**Exercise goal**:
Copy, in full, each line of the material that holds the word "this".

**Material for the task**:
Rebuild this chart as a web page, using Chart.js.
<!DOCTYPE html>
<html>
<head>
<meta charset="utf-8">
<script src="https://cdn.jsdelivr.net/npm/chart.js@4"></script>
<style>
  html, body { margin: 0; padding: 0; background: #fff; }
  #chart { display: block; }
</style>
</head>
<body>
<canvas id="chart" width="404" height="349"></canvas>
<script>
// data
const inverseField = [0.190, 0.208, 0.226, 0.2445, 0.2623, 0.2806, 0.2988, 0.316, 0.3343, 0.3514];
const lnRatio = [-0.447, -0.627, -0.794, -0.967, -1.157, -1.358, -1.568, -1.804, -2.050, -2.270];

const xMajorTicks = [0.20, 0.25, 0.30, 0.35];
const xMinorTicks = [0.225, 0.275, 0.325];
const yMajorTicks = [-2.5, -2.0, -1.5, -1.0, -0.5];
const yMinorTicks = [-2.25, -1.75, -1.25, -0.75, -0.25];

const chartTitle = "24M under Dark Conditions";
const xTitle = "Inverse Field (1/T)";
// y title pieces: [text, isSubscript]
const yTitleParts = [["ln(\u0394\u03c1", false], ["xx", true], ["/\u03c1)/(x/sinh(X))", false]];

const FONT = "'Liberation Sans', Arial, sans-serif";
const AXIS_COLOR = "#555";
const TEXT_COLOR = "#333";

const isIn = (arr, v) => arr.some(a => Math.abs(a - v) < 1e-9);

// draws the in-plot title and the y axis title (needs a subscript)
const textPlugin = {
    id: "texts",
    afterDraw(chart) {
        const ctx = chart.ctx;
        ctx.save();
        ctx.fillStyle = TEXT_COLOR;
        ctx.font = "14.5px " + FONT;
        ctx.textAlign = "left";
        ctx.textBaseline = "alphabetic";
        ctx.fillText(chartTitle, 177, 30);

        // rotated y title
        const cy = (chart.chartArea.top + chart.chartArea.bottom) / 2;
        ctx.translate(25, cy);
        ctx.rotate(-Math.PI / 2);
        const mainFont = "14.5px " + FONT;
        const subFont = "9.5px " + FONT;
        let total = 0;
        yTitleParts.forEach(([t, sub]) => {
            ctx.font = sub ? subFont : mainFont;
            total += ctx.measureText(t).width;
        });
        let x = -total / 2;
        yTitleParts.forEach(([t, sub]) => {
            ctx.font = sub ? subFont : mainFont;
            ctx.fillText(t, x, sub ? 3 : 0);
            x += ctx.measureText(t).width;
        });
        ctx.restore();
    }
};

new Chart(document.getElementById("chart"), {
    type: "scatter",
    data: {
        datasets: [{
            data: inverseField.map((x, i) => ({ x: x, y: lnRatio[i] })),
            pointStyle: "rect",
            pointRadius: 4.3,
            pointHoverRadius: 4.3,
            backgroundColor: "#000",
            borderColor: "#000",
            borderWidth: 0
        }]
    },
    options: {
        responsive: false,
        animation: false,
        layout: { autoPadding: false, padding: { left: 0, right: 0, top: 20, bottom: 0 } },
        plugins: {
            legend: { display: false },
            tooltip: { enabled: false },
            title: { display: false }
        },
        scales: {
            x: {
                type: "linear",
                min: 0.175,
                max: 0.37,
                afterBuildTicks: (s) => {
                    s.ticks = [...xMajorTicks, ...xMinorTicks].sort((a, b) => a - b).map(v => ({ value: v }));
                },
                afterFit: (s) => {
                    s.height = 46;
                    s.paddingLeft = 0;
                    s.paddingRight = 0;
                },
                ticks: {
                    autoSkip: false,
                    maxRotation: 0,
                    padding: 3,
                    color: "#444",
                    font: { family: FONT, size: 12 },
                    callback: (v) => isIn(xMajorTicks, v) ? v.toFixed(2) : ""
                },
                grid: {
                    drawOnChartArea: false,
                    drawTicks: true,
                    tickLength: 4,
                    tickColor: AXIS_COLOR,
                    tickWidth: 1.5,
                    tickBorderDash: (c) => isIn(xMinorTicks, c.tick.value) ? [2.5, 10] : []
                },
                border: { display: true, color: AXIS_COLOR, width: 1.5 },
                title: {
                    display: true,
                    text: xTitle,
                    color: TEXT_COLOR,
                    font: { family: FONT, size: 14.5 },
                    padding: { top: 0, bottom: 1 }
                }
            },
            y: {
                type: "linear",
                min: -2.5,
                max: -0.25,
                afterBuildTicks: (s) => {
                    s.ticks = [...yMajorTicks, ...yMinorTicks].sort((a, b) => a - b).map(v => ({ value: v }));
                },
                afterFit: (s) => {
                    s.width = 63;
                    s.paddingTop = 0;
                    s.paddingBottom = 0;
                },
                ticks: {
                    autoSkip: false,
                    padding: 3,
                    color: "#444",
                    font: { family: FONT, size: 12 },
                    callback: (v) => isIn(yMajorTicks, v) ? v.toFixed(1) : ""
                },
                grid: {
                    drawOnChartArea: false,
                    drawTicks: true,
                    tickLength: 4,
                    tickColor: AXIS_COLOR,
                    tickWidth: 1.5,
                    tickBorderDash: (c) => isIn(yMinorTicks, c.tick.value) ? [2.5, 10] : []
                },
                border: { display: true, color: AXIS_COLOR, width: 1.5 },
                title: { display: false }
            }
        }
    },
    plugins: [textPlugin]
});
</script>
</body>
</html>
...
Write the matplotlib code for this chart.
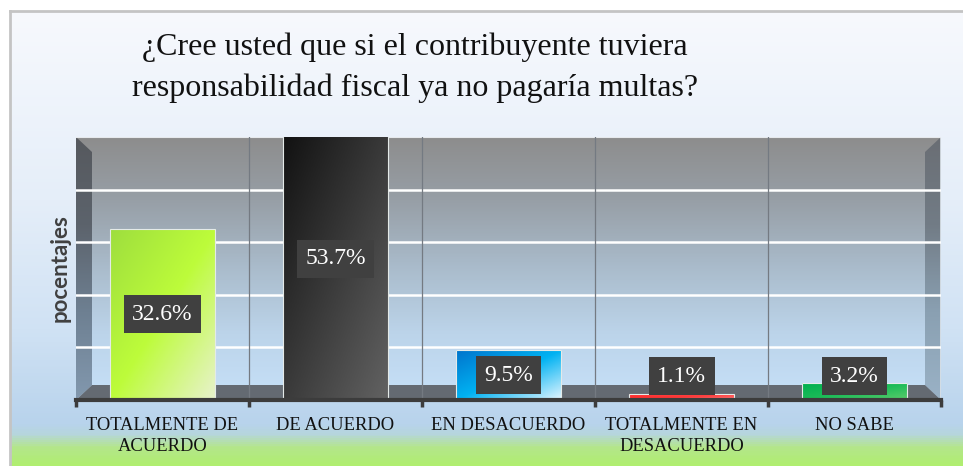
==
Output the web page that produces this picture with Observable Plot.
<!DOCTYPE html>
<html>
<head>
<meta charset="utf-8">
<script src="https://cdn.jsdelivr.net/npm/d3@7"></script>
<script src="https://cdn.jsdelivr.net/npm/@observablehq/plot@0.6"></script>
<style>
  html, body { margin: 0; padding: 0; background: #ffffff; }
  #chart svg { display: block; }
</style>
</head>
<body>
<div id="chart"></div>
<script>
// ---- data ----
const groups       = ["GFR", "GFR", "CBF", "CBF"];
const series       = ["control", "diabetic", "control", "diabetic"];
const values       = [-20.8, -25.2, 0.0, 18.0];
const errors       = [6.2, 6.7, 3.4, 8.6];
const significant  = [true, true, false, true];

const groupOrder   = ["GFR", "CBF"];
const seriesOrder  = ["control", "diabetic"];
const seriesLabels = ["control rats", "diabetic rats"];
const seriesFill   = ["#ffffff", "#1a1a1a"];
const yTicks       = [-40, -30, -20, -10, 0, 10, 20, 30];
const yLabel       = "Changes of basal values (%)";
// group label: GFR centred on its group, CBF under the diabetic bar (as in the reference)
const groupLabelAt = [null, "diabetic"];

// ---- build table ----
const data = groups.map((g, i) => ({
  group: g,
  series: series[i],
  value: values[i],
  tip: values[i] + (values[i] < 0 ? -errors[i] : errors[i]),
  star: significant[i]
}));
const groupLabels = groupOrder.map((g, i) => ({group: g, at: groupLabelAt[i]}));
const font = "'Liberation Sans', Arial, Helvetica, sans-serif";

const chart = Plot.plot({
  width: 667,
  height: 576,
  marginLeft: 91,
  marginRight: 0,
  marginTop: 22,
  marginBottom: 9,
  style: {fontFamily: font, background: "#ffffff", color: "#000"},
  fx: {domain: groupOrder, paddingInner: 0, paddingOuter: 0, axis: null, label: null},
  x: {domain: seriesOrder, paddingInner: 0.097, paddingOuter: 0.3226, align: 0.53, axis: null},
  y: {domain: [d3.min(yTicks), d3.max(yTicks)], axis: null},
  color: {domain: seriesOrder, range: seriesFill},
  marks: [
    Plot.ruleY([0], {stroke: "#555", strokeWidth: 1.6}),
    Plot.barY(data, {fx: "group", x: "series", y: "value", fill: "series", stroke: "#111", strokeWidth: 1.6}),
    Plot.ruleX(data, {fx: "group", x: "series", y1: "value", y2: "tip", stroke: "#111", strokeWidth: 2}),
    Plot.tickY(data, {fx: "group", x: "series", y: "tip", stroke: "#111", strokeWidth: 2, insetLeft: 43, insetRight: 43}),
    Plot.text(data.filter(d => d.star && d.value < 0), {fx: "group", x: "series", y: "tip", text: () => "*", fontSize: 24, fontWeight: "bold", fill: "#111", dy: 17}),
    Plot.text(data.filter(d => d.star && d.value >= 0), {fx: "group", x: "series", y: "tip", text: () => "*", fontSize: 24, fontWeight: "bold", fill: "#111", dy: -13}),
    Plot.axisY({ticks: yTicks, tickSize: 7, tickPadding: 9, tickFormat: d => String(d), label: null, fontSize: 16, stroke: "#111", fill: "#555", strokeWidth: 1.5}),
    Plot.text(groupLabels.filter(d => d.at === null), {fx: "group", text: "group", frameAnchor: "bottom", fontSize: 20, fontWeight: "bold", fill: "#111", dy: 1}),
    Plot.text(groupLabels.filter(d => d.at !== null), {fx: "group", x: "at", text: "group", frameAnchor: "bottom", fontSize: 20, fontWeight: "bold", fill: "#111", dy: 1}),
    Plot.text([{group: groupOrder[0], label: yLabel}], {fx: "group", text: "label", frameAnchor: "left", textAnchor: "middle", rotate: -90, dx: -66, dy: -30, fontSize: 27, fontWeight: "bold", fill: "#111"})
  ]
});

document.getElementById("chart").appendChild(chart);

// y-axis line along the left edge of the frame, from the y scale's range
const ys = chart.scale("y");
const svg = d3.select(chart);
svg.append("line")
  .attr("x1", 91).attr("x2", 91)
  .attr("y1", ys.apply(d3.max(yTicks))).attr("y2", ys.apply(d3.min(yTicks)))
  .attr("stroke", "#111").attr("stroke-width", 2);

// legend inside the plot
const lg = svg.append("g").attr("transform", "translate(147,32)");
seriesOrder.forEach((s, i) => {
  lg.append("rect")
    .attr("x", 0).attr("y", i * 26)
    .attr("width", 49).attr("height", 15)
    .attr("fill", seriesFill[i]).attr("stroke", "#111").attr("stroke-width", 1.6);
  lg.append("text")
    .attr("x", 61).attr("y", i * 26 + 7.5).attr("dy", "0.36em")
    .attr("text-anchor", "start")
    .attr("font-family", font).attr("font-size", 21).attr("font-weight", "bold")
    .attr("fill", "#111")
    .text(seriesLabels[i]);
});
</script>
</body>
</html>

**Full answer**:
Rebuild this chart as a web page, using Chart.js.
Write the matplotlib code for this chart.
Output the web page that produces this picture with Observable Plot.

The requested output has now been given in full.